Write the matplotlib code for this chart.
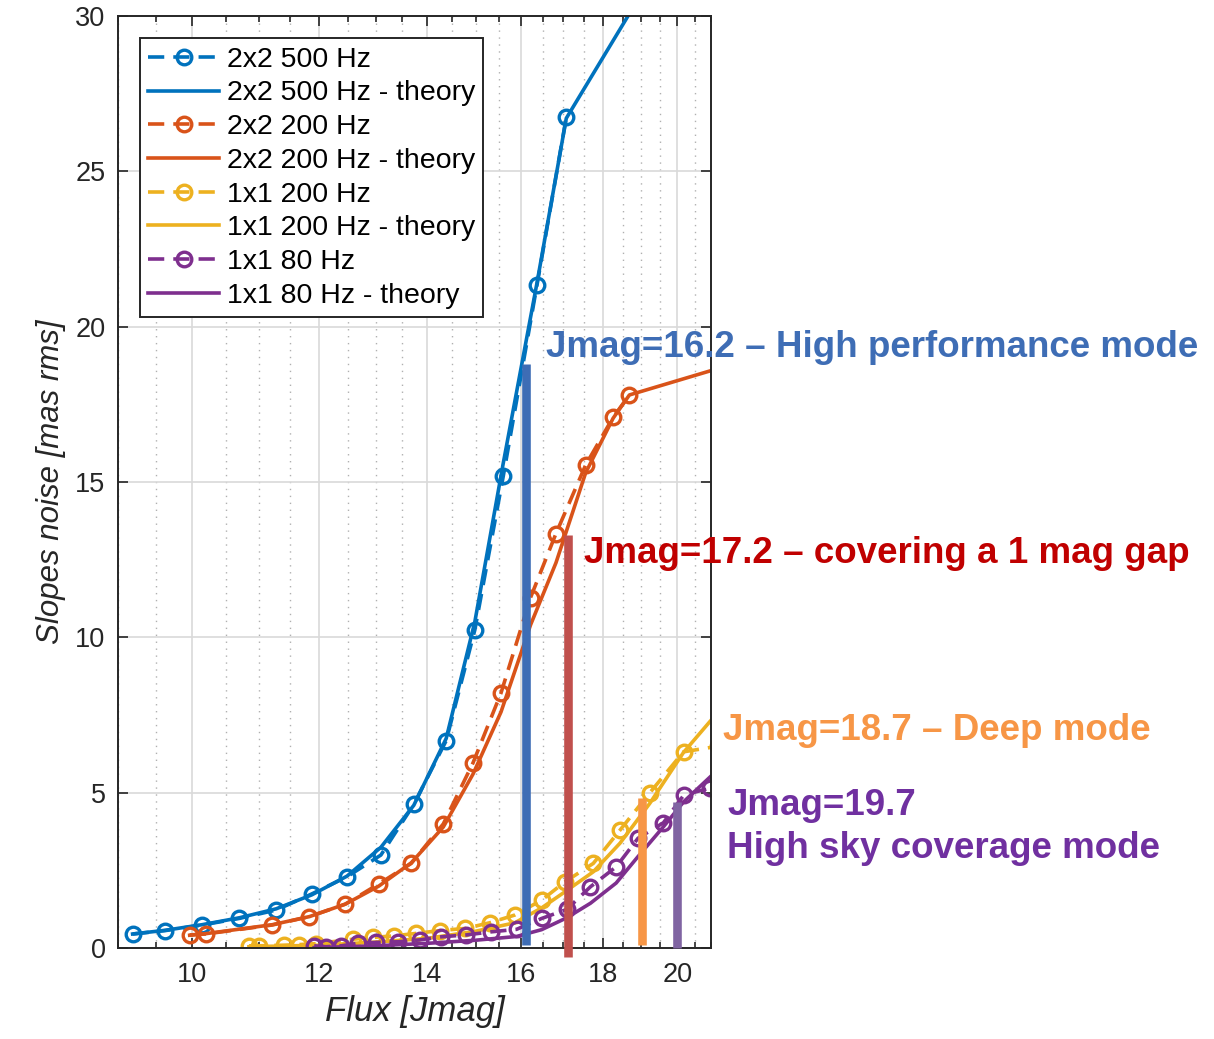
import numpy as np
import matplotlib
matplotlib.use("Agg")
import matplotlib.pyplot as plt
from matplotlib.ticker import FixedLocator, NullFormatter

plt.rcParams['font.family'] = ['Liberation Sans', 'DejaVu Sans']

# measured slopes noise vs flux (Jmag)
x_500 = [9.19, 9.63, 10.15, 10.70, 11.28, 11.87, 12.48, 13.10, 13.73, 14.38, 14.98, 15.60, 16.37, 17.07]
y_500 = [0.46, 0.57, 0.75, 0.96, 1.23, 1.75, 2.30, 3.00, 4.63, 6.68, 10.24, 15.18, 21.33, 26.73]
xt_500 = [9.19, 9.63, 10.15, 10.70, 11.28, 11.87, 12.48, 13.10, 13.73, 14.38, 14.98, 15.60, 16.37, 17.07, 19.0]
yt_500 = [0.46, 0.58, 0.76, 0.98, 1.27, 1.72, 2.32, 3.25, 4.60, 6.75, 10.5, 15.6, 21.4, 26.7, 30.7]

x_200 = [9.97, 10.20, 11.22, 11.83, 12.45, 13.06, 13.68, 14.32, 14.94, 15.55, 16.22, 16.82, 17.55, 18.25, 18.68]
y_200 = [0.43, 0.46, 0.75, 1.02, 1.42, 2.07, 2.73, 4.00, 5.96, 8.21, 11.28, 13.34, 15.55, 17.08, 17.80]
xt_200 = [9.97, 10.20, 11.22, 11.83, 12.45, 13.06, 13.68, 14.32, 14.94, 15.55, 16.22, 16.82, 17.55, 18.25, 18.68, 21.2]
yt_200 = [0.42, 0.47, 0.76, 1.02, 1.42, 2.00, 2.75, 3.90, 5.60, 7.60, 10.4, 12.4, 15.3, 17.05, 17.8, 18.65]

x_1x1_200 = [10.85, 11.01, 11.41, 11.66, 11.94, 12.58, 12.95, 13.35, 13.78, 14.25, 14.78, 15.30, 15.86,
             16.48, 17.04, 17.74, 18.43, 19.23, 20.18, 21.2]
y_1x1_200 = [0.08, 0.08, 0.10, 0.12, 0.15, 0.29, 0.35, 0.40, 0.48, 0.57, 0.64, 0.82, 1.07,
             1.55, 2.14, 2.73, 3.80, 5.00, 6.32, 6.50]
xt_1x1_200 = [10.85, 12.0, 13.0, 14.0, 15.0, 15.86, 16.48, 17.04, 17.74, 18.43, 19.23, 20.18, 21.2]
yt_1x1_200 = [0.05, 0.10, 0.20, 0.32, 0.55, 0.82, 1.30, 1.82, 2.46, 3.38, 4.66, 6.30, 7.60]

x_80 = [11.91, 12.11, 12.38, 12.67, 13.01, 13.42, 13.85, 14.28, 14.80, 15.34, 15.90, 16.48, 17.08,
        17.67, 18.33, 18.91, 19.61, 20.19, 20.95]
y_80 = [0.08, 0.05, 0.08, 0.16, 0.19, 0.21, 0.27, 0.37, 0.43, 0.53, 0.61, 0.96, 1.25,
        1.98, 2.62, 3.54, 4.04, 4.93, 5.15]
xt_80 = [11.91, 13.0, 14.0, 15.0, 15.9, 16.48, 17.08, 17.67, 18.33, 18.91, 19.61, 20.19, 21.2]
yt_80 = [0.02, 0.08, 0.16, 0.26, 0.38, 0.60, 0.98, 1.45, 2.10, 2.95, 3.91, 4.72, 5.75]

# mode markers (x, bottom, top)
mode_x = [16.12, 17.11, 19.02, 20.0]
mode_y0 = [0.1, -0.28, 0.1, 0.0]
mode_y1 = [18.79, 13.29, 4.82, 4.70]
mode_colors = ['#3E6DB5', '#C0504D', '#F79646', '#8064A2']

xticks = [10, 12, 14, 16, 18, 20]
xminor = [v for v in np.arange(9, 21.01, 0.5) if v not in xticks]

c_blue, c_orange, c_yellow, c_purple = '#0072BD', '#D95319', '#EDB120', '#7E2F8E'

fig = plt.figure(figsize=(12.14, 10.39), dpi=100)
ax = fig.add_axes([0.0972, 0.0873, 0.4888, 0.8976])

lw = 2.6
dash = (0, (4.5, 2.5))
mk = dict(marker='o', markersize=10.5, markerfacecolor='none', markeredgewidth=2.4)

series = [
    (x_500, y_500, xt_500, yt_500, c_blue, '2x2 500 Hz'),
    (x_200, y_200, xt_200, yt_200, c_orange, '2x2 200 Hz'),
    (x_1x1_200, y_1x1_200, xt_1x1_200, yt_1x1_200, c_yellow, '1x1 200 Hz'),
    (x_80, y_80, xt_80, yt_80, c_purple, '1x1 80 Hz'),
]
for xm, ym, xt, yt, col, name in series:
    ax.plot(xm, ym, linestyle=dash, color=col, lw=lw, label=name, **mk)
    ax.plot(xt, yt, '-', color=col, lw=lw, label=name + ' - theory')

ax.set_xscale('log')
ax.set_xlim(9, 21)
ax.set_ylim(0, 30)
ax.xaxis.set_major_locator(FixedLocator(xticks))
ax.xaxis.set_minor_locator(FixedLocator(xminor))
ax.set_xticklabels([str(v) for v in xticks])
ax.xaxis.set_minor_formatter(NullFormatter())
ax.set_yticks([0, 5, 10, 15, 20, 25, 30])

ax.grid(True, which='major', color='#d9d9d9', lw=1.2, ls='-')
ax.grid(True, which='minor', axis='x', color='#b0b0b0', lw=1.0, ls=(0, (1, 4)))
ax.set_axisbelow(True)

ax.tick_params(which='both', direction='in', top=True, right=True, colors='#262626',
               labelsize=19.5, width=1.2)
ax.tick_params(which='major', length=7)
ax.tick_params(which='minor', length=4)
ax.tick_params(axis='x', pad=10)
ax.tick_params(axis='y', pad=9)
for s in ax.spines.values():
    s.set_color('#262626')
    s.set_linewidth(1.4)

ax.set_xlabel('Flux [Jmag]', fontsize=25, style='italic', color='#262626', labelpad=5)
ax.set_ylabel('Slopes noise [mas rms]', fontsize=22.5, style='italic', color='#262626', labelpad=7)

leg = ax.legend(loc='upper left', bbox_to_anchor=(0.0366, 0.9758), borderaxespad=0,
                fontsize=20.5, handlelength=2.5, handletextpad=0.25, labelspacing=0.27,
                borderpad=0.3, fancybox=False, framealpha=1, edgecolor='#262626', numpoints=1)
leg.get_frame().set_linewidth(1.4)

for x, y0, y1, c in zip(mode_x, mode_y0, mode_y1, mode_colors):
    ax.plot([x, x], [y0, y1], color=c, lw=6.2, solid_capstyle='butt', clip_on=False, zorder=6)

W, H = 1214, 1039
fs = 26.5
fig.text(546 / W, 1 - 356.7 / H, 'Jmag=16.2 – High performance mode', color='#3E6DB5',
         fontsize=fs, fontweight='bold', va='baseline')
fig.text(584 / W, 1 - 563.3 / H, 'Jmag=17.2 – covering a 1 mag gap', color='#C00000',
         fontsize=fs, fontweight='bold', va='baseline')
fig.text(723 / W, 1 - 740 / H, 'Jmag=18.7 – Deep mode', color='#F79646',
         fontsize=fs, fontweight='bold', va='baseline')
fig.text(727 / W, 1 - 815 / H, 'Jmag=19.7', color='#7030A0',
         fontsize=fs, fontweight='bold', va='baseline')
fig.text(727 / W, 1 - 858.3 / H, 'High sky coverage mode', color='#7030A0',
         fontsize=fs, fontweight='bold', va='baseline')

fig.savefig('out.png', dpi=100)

• **What needs to be done**:
Leave every image out, and retype the material exactly.

• **Finished exercise**:
Write the matplotlib code for this chart.
import numpy as np
import matplotlib
matplotlib.use("Agg")
import matplotlib.pyplot as plt
from matplotlib.ticker import FixedLocator, NullFormatter

plt.rcParams['font.family'] = ['Liberation Sans', 'DejaVu Sans']

# measured slopes noise vs flux (Jmag)
x_500 = [9.19, 9.63, 10.15, 10.70, 11.28, 11.87, 12.48, 13.10, 13.73, 14.38, 14.98, 15.60, 16.37, 17.07]
y_500 = [0.46, 0.57, 0.75, 0.96, 1.23, 1.75, 2.30, 3.00, 4.63, 6.68, 10.24, 15.18, 21.33, 26.73]
xt_500 = [9.19, 9.63, 10.15, 10.70, 11.28, 11.87, 12.48, 13.10, 13.73, 14.38, 14.98, 15.60, 16.37, 17.07, 19.0]
yt_500 = [0.46, 0.58, 0.76, 0.98, 1.27, 1.72, 2.32, 3.25, 4.60, 6.75, 10.5, 15.6, 21.4, 26.7, 30.7]

x_200 = [9.97, 10.20, 11.22, 11.83, 12.45, 13.06, 13.68, 14.32, 14.94, 15.55, 16.22, 16.82, 17.55, 18.25, 18.68]
y_200 = [0.43, 0.46, 0.75, 1.02, 1.42, 2.07, 2.73, 4.00, 5.96, 8.21, 11.28, 13.34, 15.55, 17.08, 17.80]
xt_200 = [9.97, 10.20, 11.22, 11.83, 12.45, 13.06, 13.68, 14.32, 14.94, 15.55, 16.22, 16.82, 17.55, 18.25, 18.68, 21.2]
yt_200 = [0.42, 0.47, 0.76, 1.02, 1.42, 2.00, 2.75, 3.90, 5.60, 7.60, 10.4, 12.4, 15.3, 17.05, 17.8, 18.65]

x_1x1_200 = [10.85, 11.01, 11.41, 11.66, 11.94, 12.58, 12.95, 13.35, 13.78, 14.25, 14.78, 15.30, 15.86,
             16.48, 17.04, 17.74, 18.43, 19.23, 20.18, 21.2]
y_1x1_200 = [0.08, 0.08, 0.10, 0.12, 0.15, 0.29, 0.35, 0.40, 0.48, 0.57, 0.64, 0.82, 1.07,
             1.55, 2.14, 2.73, 3.80, 5.00, 6.32, 6.50]
xt_1x1_200 = [10.85, 12.0, 13.0, 14.0, 15.0, 15.86, 16.48, 17.04, 17.74, 18.43, 19.23, 20.18, 21.2]
yt_1x1_200 = [0.05, 0.10, 0.20, 0.32, 0.55, 0.82, 1.30, 1.82, 2.46, 3.38, 4.66, 6.30, 7.60]

x_80 = [11.91, 12.11, 12.38, 12.67, 13.01, 13.42, 13.85, 14.28, 14.80, 15.34, 15.90, 16.48, 17.08,
        17.67, 18.33, 18.91, 19.61, 20.19, 20.95]
y_80 = [0.08, 0.05, 0.08, 0.16, 0.19, 0.21, 0.27, 0.37, 0.43, 0.53, 0.61, 0.96, 1.25,
        1.98, 2.62, 3.54, 4.04, 4.93, 5.15]
xt_80 = [11.91, 13.0, 14.0, 15.0, 15.9, 16.48, 17.08, 17.67, 18.33, 18.91, 19.61, 20.19, 21.2]
yt_80 = [0.02, 0.08, 0.16, 0.26, 0.38, 0.60, 0.98, 1.45, 2.10, 2.95, 3.91, 4.72, 5.75]

# mode markers (x, bottom, top)
mode_x = [16.12, 17.11, 19.02, 20.0]
mode_y0 = [0.1, -0.28, 0.1, 0.0]
mode_y1 = [18.79, 13.29, 4.82, 4.70]
mode_colors = ['#3E6DB5', '#C0504D', '#F79646', '#8064A2']

xticks = [10, 12, 14, 16, 18, 20]
xminor = [v for v in np.arange(9, 21.01, 0.5) if v not in xticks]

c_blue, c_orange, c_yellow, c_purple = '#0072BD', '#D95319', '#EDB120', '#7E2F8E'

fig = plt.figure(figsize=(12.14, 10.39), dpi=100)
ax = fig.add_axes([0.0972, 0.0873, 0.4888, 0.8976])

lw = 2.6
dash = (0, (4.5, 2.5))
mk = dict(marker='o', markersize=10.5, markerfacecolor='none', markeredgewidth=2.4)

series = [
    (x_500, y_500, xt_500, yt_500, c_blue, '2x2 500 Hz'),
    (x_200, y_200, xt_200, yt_200, c_orange, '2x2 200 Hz'),
    (x_1x1_200, y_1x1_200, xt_1x1_200, yt_1x1_200, c_yellow, '1x1 200 Hz'),
    (x_80, y_80, xt_80, yt_80, c_purple, '1x1 80 Hz'),
]
for xm, ym, xt, yt, col, name in series:
    ax.plot(xm, ym, linestyle=dash, color=col, lw=lw, label=name, **mk)
    ax.plot(xt, yt, '-', color=col, lw=lw, label=name + ' - theory')

ax.set_xscale('log')
ax.set_xlim(9, 21)
ax.set_ylim(0, 30)
ax.xaxis.set_major_locator(FixedLocator(xticks))
ax.xaxis.set_minor_locator(FixedLocator(xminor))
ax.set_xticklabels([str(v) for v in xticks])
ax.xaxis.set_minor_formatter(NullFormatter())
ax.set_yticks([0, 5, 10, 15, 20, 25, 30])

ax.grid(True, which='major', color='#d9d9d9', lw=1.2, ls='-')
ax.grid(True, which='minor', axis='x', color='#b0b0b0', lw=1.0, ls=(0, (1, 4)))
ax.set_axisbelow(True)

ax.tick_params(which='both', direction='in', top=True, right=True, colors='#262626',
               labelsize=19.5, width=1.2)
ax.tick_params(which='major', length=7)
ax.tick_params(which='minor', length=4)
ax.tick_params(axis='x', pad=10)
ax.tick_params(axis='y', pad=9)
for s in ax.spines.values():
    s.set_color('#262626')
    s.set_linewidth(1.4)

ax.set_xlabel('Flux [Jmag]', fontsize=25, style='italic', color='#262626', labelpad=5)
ax.set_ylabel('Slopes noise [mas rms]', fontsize=22.5, style='italic', color='#262626', labelpad=7)

leg = ax.legend(loc='upper left', bbox_to_anchor=(0.0366, 0.9758), borderaxespad=0,
                fontsize=20.5, handlelength=2.5, handletextpad=0.25, labelspacing=0.27,
                borderpad=0.3, fancybox=False, framealpha=1, edgecolor='#262626', numpoints=1)
leg.get_frame().set_linewidth(1.4)

for x, y0, y1, c in zip(mode_x, mode_y0, mode_y1, mode_colors):
    ax.plot([x, x], [y0, y1], color=c, lw=6.2, solid_capstyle='butt', clip_on=False, zorder=6)

W, H = 1214, 1039
fs = 26.5
fig.text(546 / W, 1 - 356.7 / H, 'Jmag=16.2 – High performance mode', color='#3E6DB5',
         fontsize=fs, fontweight='bold', va='baseline')
fig.text(584 / W, 1 - 563.3 / H, 'Jmag=17.2 – covering a 1 mag gap', color='#C00000',
         fontsize=fs, fontweight='bold', va='baseline')
fig.text(723 / W, 1 - 740 / H, 'Jmag=18.7 – Deep mode', color='#F79646',
         fontsize=fs, fontweight='bold', va='baseline')
fig.text(727 / W, 1 - 815 / H, 'Jmag=19.7', color='#7030A0',
         fontsize=fs, fontweight='bold', va='baseline')
fig.text(727 / W, 1 - 858.3 / H, 'High sky coverage mode', color='#7030A0',
         fontsize=fs, fontweight='bold', va='baseline')

fig.savefig('out.png', dpi=100)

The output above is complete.